I appreciated the frequent, and seemingly incidental, references to interviews and panels that the partners would eventually participate in — from the very first page, the reader knows that this novel will be about people who made it big — but I also loved how frank Zevin was about the insane combination of talent, hard work, connections, and luck that it took for Sadie and Sam to develop and launch their game; how draining the forming and running of a company would be on their friendship and creativity (Zevin could have been talking about being a novelist or a singer or an artist of any type). And again, it was the characters themselves — these striving artists — who made the story for me; the following touching me deeply:
“I love you, too, Grandpa.” For most of his life, Sam had found it difficult to say I love you. It was superior, he believed, to show love to those one loved. But now, it seemed like one of the easiest things in the world Sam could do. Why wouldn’t you tell someone you loved them? Once you loved someone, you repeated it until they were tired of hearing it. You said it until it ceased to have meaning. Why not? Of course, you goddamn did.

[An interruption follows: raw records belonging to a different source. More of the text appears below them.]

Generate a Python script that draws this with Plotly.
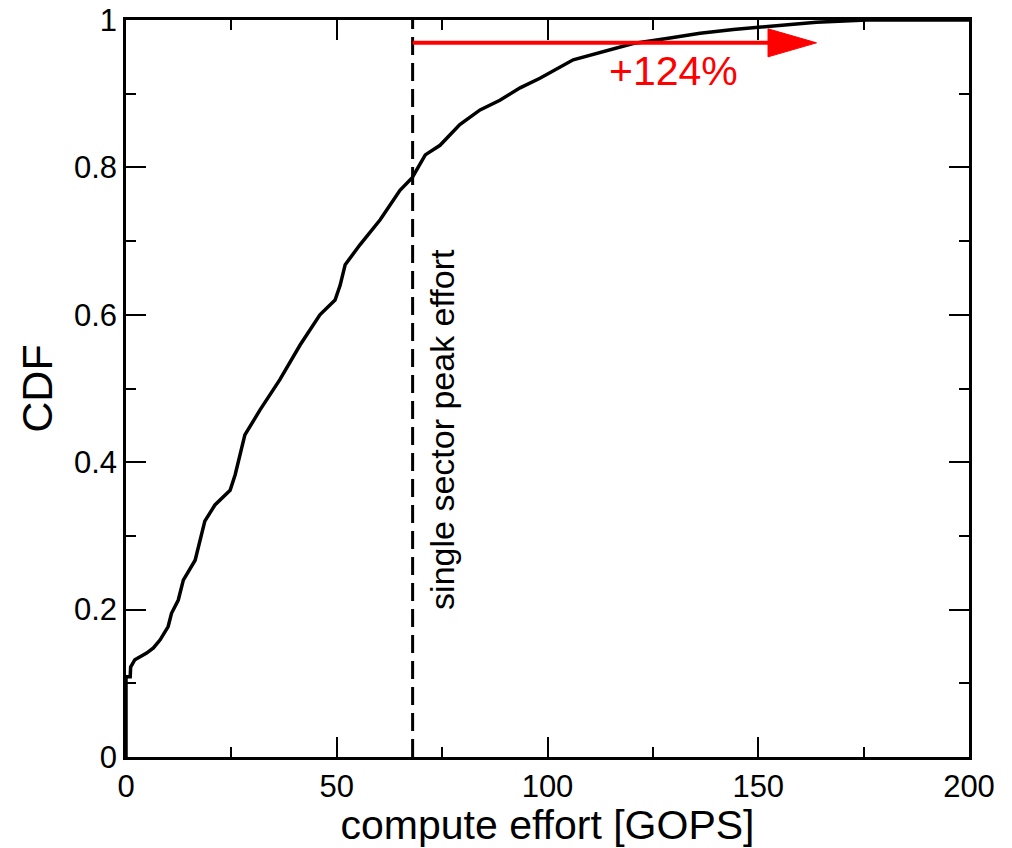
import plotly.graph_objects as go

effort_gops = [0, 0, 1.0, 1.1, 2.1, 4.9, 6.5, 8.1, 10.0, 10.8, 12.4, 13.6, 16.4,
               17.6, 18.7, 21.1, 24.7, 25.9, 27.0, 28.2, 31.8, 36.5, 41.3, 46.0,
               49.6, 50.8, 52.0, 55.5, 60.3, 65.0, 67.9, 71.0, 74.5, 79.2, 84.0,
               88.7, 93.5, 98.2, 106.1, 110.8, 120.3, 128.3, 136.2, 144.1, 152.0,
               163.8, 175.7, 200]
cdf = [0, 0.109, 0.109, 0.122, 0.132, 0.141, 0.148, 0.159, 0.177, 0.195, 0.213,
       0.240, 0.267, 0.294, 0.320, 0.342, 0.362, 0.383, 0.410, 0.437, 0.471,
       0.512, 0.559, 0.600, 0.620, 0.640, 0.668, 0.695, 0.729, 0.769, 0.786,
       0.817, 0.830, 0.858, 0.878, 0.891, 0.908, 0.921, 0.946, 0.953, 0.968,
       0.975, 0.982, 0.987, 0.991, 0.997, 1.0, 1.0]

x_ticks = [0, 50, 100, 150, 200]
y_ticks = [0, 0.2, 0.4, 0.6, 0.8, 1]
y_tick_labels = ["0", "0.2", "0.4", "0.6", "0.8", "1"]

peak_effort = 68        # single sector peak effort [GOPS]
gain_pct = 124          # extra effort needed for the tail
arrow_y = 0.969

FONT = "Liberation Sans, Arial, sans-serif"
RED = "#ff0000"

arrow_end = peak_effort * (1 + gain_pct / 100)
head_len = 11.5         # x units
head_half = 0.019       # y units

fig = go.Figure()

fig.add_trace(go.Scatter(
    x=effort_gops, y=cdf, mode="lines",
    line=dict(color="black", width=3.5),
    showlegend=False, hoverinfo="skip",
))

# dashed marker of the single sector peak
fig.add_shape(type="line", xref="x", yref="y",
              x0=peak_effort, x1=peak_effort, y0=0, y1=1,
              line=dict(color="black", width=3, dash="18px,8px"))

# red arrow: shaft + head
fig.add_shape(type="line", xref="x", yref="y",
              x0=peak_effort, x1=arrow_end, y0=arrow_y, y1=arrow_y,
              line=dict(color=RED, width=4))
fig.add_shape(type="path", xref="x", yref="y",
              path=(f"M{arrow_end},{arrow_y - head_half} "
                    f"L{arrow_end + head_len},{arrow_y} "
                    f"L{arrow_end},{arrow_y + head_half} Z"),
              fillcolor=RED, line=dict(color=RED, width=1))

fig.add_annotation(x=130, y=0.931, xref="x", yref="y",
                   text=f"+{gain_pct}%", showarrow=False,
                   font=dict(family=FONT, size=41, color=RED))

fig.add_annotation(x=75, y=0.444, xref="x", yref="y",
                   text="single sector peak effort", textangle=-90,
                   showarrow=False,
                   font=dict(family=FONT, size=34, color="black"))

axis_common = dict(
    showline=True, linecolor="black", linewidth=2.5, mirror="allticks",
    ticks="inside", ticklen=20, tickwidth=1.5, tickcolor="black",
    showgrid=False, zeroline=False, automargin=False,
    tickfont=dict(family=FONT, size=31, color="black"),
)

fig.update_xaxes(
    range=[0, 200], tickvals=x_ticks,
    minor=dict(dtick=25, ticks="inside", ticklen=10, tickwidth=1.5,
               tickcolor="black", showgrid=False),
    title=dict(text="compute effort [GOPS]", standoff=3,
               font=dict(family=FONT, size=41, color="black")),
    **axis_common,
)
fig.update_yaxes(
    range=[0, 1], tickvals=y_ticks, ticktext=y_tick_labels,
    minor=dict(dtick=0.1, ticks="inside", ticklen=10, tickwidth=1.5,
               tickcolor="black", showgrid=False),
    title=dict(text="CDF", standoff=8,
               font=dict(family=FONT, size=43, color="black")),
    **axis_common,
)

fig.update_layout(
    width=1012, height=848,
    margin=dict(l=126, r=43, t=20, b=91),
    plot_bgcolor="white", paper_bgcolor="white",
    font=dict(family=FONT, color="black"),
)

# drop the default body margin so the figure fills the window exactly
fig.write_html("out.html", config={"displayModeBar": False},
               post_script="document.body.style.margin = '0';")
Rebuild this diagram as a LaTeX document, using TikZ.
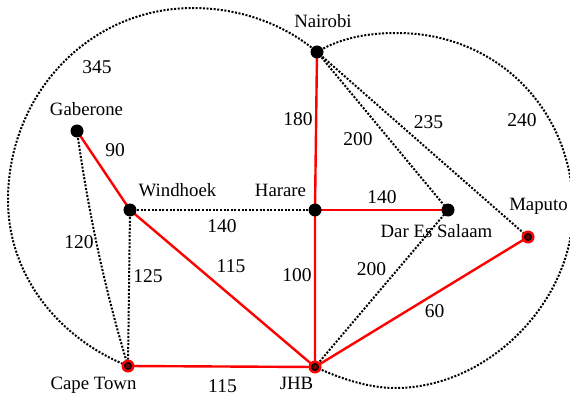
\documentclass[tikz,border=0pt]{standalone}
\usepackage{fontspec}
\setmainfont{Liberation Serif}
\usepackage{tikz}
\pgfdeclarelayer{bg}
\pgfsetlayers{bg,main}
\tikzstyle{town} = [circle, fill=black, minimum size=13pt, inner sep=0pt]
\tikzstyle{hub} = [circle, fill=red, minimum size=13pt, inner sep=0pt,
  path picture={\draw[line width=1.3pt, fill=red!45!black] (path picture bounding box.center) circle (3.3pt);}]
\tikzstyle{redroad} = [draw=red, line width=2.4pt]
\tikzstyle{dotroad} = [draw=black, line width=2pt, dash pattern=on 2pt off 1.6pt]
\tikzstyle{place} = [anchor=base, inner sep=0pt, font=\fontsize{18.8}{20}\selectfont]
\tikzstyle{dist} = [inner sep=0pt, font=\fontsize{19.5}{21}\selectfont]

\begin{document}
\begin{tikzpicture}[x=1pt,y=-1pt]
\useasboundingbox (0,0) rectangle (570,401);
% towns
\node[town] (nai) at (317,52) {};
\node[town] (gab) at (77,131) {};
\node[town] (win) at (130,210) {};
\node[town] (har) at (315,210) {};
\node[town] (dar) at (448,210) {};
\node[hub] (map) at (528,237) {};
\node[hub] (cpt) at (128,366) {};
\node[hub] (jhb) at (315,367) {};
% names
\node[place] (nainame) at (323,28) {Nairobi};
\node[place] (gabname) at (86.5,116) {Gaberone};
\node[place] (winname) at (177.5,196) {Windhoek};
\node[place] (harname) at (280.5,196) {Harare};
\node[place] (darname) at (436.5,237.5) {Dar Es Salaam};
\node[place] (mapname) at (538.5,210) {Maputo};
\node[place] (cptname) at (93.5,389.5) {Cape Town};
\node[place] (jhbname) at (296.5,389.5) {JHB};
% roads
\begin{pgfonlayer}{bg}
\draw[dotroad] (nai.center) .. controls (283,23) and (238,8) .. (193,8)
  .. controls (88,8) and (8,95) .. (8,200)
  .. controls (8,275) and (58,338) .. (cpt.center);
\draw[dotroad] (nai.center) .. controls (342,37) and (370,33) .. (397,33)
  .. controls (497,33) and (573,110) .. (573,210)
  .. controls (573,300) and (490,388) .. (395,388)
  .. controls (365,388) and (335,376) .. (jhb.center);
\draw[dotroad] (gab.center) .. controls (88,210) and (104.5,289) .. (cpt.center);
\draw[dotroad] (win.center) -- (cpt.center);
\draw[dotroad] (win.center) -- (har.center);
\draw[dotroad] (nai.center) -- (dar.center);
\draw[dotroad] (nai.center) -- (map.center);
\draw[dotroad] (jhb.center) -- (dar.center);
\draw[redroad] (gab.center) -- (win.center) -- (jhb.center);
\draw[redroad] (cpt.center) -- (jhb.center) -- (map.center);
\draw[redroad] (nai.center) -- (har.center) -- (jhb.center);
\draw[redroad] (har.center) -- (dar.center);
\end{pgfonlayer}
% distances
\node[dist] (d345) at (97,67.5) {345};
\node[dist] (d90) at (115,150) {90};
\node[dist] (d180) at (298,119) {180};
\node[dist] (d200a) at (358,139.5) {200};
\node[dist] (d235) at (428.5,122.5) {235};
\node[dist] (d240) at (522,120) {240};
\node[dist] (d140a) at (382,197) {140};
\node[dist] (d140b) at (222,226) {140};
\node[dist] (d120) at (79,242) {120};
\node[dist] (d125) at (148,276.5) {125};
\node[dist] (d115a) at (231,266.5) {115};
\node[dist] (d100) at (297,275.5) {100};
\node[dist] (d200b) at (371.5,269) {200};
\node[dist] (d60) at (434.5,311) {60};
\node[dist] (d115b) at (222.5,386.5) {115};
\end{tikzpicture}
\end{document}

I do need to note the novel’s most significant drawback: some unnecessarily obscure vocabulary choices. Maybe gamers can be forgiven for thinking in words like “echt”, “ludic”, and even “grok”, but a passage like the following just comes off as precious (and is the reason I rounded down to four stars instead of up to five):
Zoe was sitting in the living room, cross-legged on a large ikat silk pillow and playing the pan flute, which she was currently learning. Her Titian hair fell past her breasts and her only habiliments were her white cotton underwear.
On the other hand, I can’t stress enough how much I loved the artistic descriptions of the games that were developed (and the collaborative process behind their creation); I loved the philosophical bits about how role-playing in video games (as well as acting on stage or even drawing and solving mazes or seeing the hidden image in a Magic Eye image) unleashes the unconscious mind into the world; I weirdly loved how unglamourous Zevin makes LA sound; and most of all, I loved Sadie and Sam and this story of a remarkable relationship. So much to love here.